DINHEIRO – A sobretaxa não afetará apenas os vinhos europeus...
FRANCO – O que é ainda pior. Graças a um acordo de mais de uma década, os vinhos chilenos não pagam impostos, em troca de desoneração para o maquinário brasileiro. Com a sobretaxa, esse acordo será jogado no lixo: isso é quebra de contrato. O Brasil descumprirá um acordo que foi assinado e que, evidentemente, gerará uma retaliação legítima do governo chileno. Além disso, com essa medida, haverá uma explosão de vinhos argentinos no Brasil, que produzem em grande quantidade e boa qualidade. A reclamação dos gaúchos continuará.
DINHEIRO – Se entrar em vigor, como seu faturamento será afetado?
FRANCO – Ainda não sabemos como será, mas é evidente que haverá um forte impacto. Hoje, o Brasil é nosso terceiro maior mercado, depois de Suécia e Itália. Somos o maior fornecedor de vinhos ao Brasil, com mais de 1 milhão de garrafas por ano e vendas de € 2,5 milhões.
DINHEIRO – Seus planos serão afetados?
FRANCO – Hoje, nosso carro-chefe é o vinho Periquita. Tínhamos o plano de trazer o Periquita Reserva ao País, e vamos mantê-lo. Nossos vinhos são trazidos ao Brasil há cerca de 150 anos. Nossa relação é muito antiga. Sou a sexta geração da família que fundou, em 1834, a vinícola José Maria da Fonseca, a mais antiga produtora de vinhos de Portugal e uma das maiores em volume. É claro que, em todo esse tempo, desenvolvemos vinhos que eu, particularmente, gostaria de ver no Brasil. Mas, em razão das salvaguardas, não temos previsão de exportar para o País.
DINHEIRO – A questão cambial está afetando o setor de vinhos?
FRANCO – Quase nada. Eu vendo meus vinhos em euro, não importa para qual país. Então, como a moeda está estável, as variações cambiais não influenciam muito.
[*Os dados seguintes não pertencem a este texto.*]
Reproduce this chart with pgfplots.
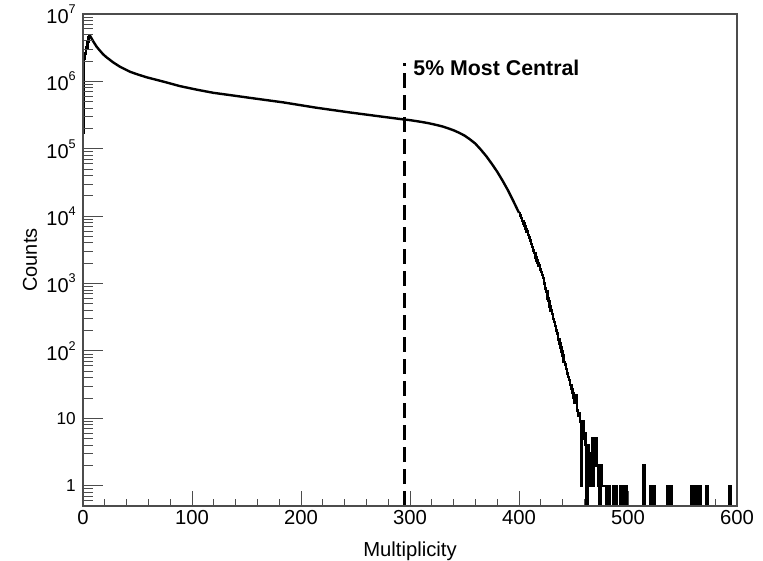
\documentclass[border=0pt]{standalone}
\usepackage{pgfplots}
\pgfplotsset{compat=1.18}
\usepackage{fontspec}
\setmainfont{Liberation Sans}
\newcommand\ex[1]{10\raisebox{0.5em}{\fontsize{9.5pt}{10pt}\selectfont #1}}
\begin{document}
\begin{tikzpicture}
\begin{axis}[name=ax,
  width=490.5pt, height=369pt, scale only axis,
  xmin=0, xmax=600, ymin=0.5, ymax=1e7, ymode=log,
  axis line style={black!70, line width=0.8pt},
  tick style={black!70, line width=0.75pt},
  tick align=inside, tick pos=left,
  xtick={0,100,...,600}, xticklabels={0,100,200,300,400,500,600},
  minor x tick num=4,
  major tick length=11.25pt, minor tick length=5.5pt,
  ytick=\empty,
  xticklabel style={font=\fontsize{15.2}{18}\selectfont},
  xlabel={Multiplicity},
  xlabel style={font=\fontsize{15.2}{18}\selectfont, at={(axis description cs:0.5,-0.1026)}, anchor=base},
]
% head of histogram (per bin)
\addplot[const plot, black, line width=1.8pt] coordinates {
(0,1.7e5) (1,2.2e6) (2,2.6e6) (3,3.2e6) (4,3.9e6) (5,4.6e6) (6,4.9e6)
};
% smooth falling part
\addplot[sharp plot, black, line width=1.8pt] coordinates {
(6,4.9e6) (7,4.6e6) (8,4.3e6) (9.5,3.9e6) (12.5,3.27e6) (15.6,2.85e6)
(18.5,2.52e6) (21.7,2.27e6) (27.8,1.91e6) (33.9,1.65e6) (43.1,1.39e6)
(50,1.27e6) (58.4,1.15e6) (75,9.8e5) (89,8.5e5)
(105,7.5e5) (119.5,6.77e5) (140,6.1e5) (153,5.7e5) (183.7,4.88e5)
(214.3,4.06e5) (244.8,3.46e5) (275.4,2.98e5) (294.4,2.72e5) (300,2.66e5)
(305,2.585e5) (310,2.51e5) (315,2.43e5) (320,2.34e5) (325,2.24e5)
(330,2.14e5) (335,2.01e5) (340,1.88e5) (345,1.73e5) (350,1.57e5)
(355,1.38e5) (360,1.19e5) (365,9.7e4) (370,7.76e4) (375,6.0e4)
(380,4.57e4) (385,3.35e4) (390,2.40e4) (395,1.65e4) (400,1.12e4)
};
% tail (per bin)
\addplot[const plot, black, line width=1.8pt] coordinates {
(400,11200) (401,10200) (402,9300) (403,8500) (404,7800) (405,7100)
(406,6450) (407,5900) (408,5250) (409,4800) (410,4350) (411,3900)
(412,3470) (413,3100) (414,2820) (415,2450) (416,2210) (417,2000)
(418,1860) (419,1620) (420,1480) (421,1350) (422,1200) (423,1000)
(424,850) (425,760) (426,600) (427,550) (428,457) (429,398) (430,355)
(431,295) (432,269) (433,234) (434,200) (435,182) (436,148) (437,129)
(438,112) (439,98) (440,85) (441,69) (442,63) (443,54) (444,46) (445,41)
(446,37) (447,31) (448,27) (449,24) (450,20) (451,17) (452,22) (453,13)
(454,11) (455,12) (456,9) (457,1) (458,9) (459,5) (460,6) (461,4)
(462,0.1) (463,4) (464,3) (465,1) (466,3) (467,5) (468,1) (469,5) (470,5)
(471,2) (472,2) (473,1) (474,0.1) (475,2) (476,1) (477,1) (478,1) (479,1)
(480,0.1) (481,1) (482,1) (483,0.1) (486,1) (487,0.1) (488,1) (489,1)
(490,0.1) (493,1) (494,0.1) (495,1) (496,1) (497,0.1) (498,1) (499,0.1)
(514,2) (515,0.1) (520,1) (521,0.1) (522,1) (523,0.1) (524,1) (525,0.1)
(536,1) (537,0.1) (538,1) (539,1) (540,0.1) (558,1) (559,0.1) (560,1)
(561,1) (562,0.1) (563,1) (564,0.1) (565,1) (566,1) (567,0.1) (572,1)
(573,0.1) (593,1) (594,0.1) (600,0.1)
};
% 5% cut
\addplot[black, line width=1.6pt, dash pattern=on 11.25pt off 5.25pt] coordinates {(295,0.5) (295,1.9e6)};
\node[anchor=base west, inner sep=0pt, font=\bfseries\fontsize{16}{19}\selectfont] at (axis cs:302.9,1.24e6) {5\% Most Central};
\end{axis}
\begin{axis}[
  width=490.5pt, height=369pt, scale only axis,
  xmin=0, xmax=600, ymin=0.5, ymax=1e7, ymode=log,
  axis line style={black!70, line width=0.8pt},
  tick style={black!70, line width=0.75pt},
  tick align=inside, tick pos=left,
  xtick=\empty,
  ytick={1,10,100,1000,1e4,1e5,1e6,1e7},
  yticklabels={{\fontsize{12.9}{15}\selectfont 1},{\fontsize{12.9}{15}\selectfont 10},\ex{2},\ex{3},\ex{4},\ex{5},\ex{6},\ex{7}},
  minor ytick={0.5,0.6,0.7,0.8,0.9,2,3,4,5,6,7,8,9,20,30,40,50,60,70,80,90,200,300,400,500,600,700,800,900,2000,3000,4000,5000,6000,7000,8000,9000,20000,30000,40000,50000,60000,70000,80000,90000,2e5,3e5,4e5,5e5,6e5,7e5,8e5,9e5,2e6,3e6,4e6,5e6,6e6,7e6,8e6,9e6},
  major tick length=15pt, minor tick length=7.5pt,
  yticklabel style={font=\fontsize{15}{17}\selectfont, inner sep=0pt, xshift=-5.25pt},
  ylabel={Counts},
  ylabel style={font=\fontsize{15}{18}\selectfont, at={(axis description cs:-0.081,0.5)}, anchor=center},
]
\end{axis}
\pgfresetboundingbox
\path ([shift={(-62.25pt,-40.5pt)}]ax.south west) rectangle ([shift={(19.5pt,10.5pt)}]ax.north east);
\end{tikzpicture}
\end{document}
DINHEIRO – E o real forte?
FRANCO – O problema é que o real está supervalorizado. Os produtores brasileiros, com a moeda forte, não conseguem exportar seus produtos a preços competitivos. E as mercadorias estrangeiras, que têm impostos muito menores e são mais competitivas em questão de custos, entram no Brasil com valores mais atrativos. Daí, talvez, tenha surgido a falsa ideia de que os importados são vilões. Mas o País deveria usar esse cenário para aprimorar sua indústria, em vez de assumir que não conseguem concorrer.
DINHEIRO – Vocês já tentaram negociar com o governo brasileiro?
FRANCO – Não vamos fazer isso. Não é nossa função nem fomos convidados a conversar. Nos próximos dias, o maior importador de vinhos do Brasil divulgará uma carta aberta contra a medida do governo. A carta, além de ser uma forma de protesto, irá mostrar, com argumentos, que o aumento dos impostos não faz sentido algum.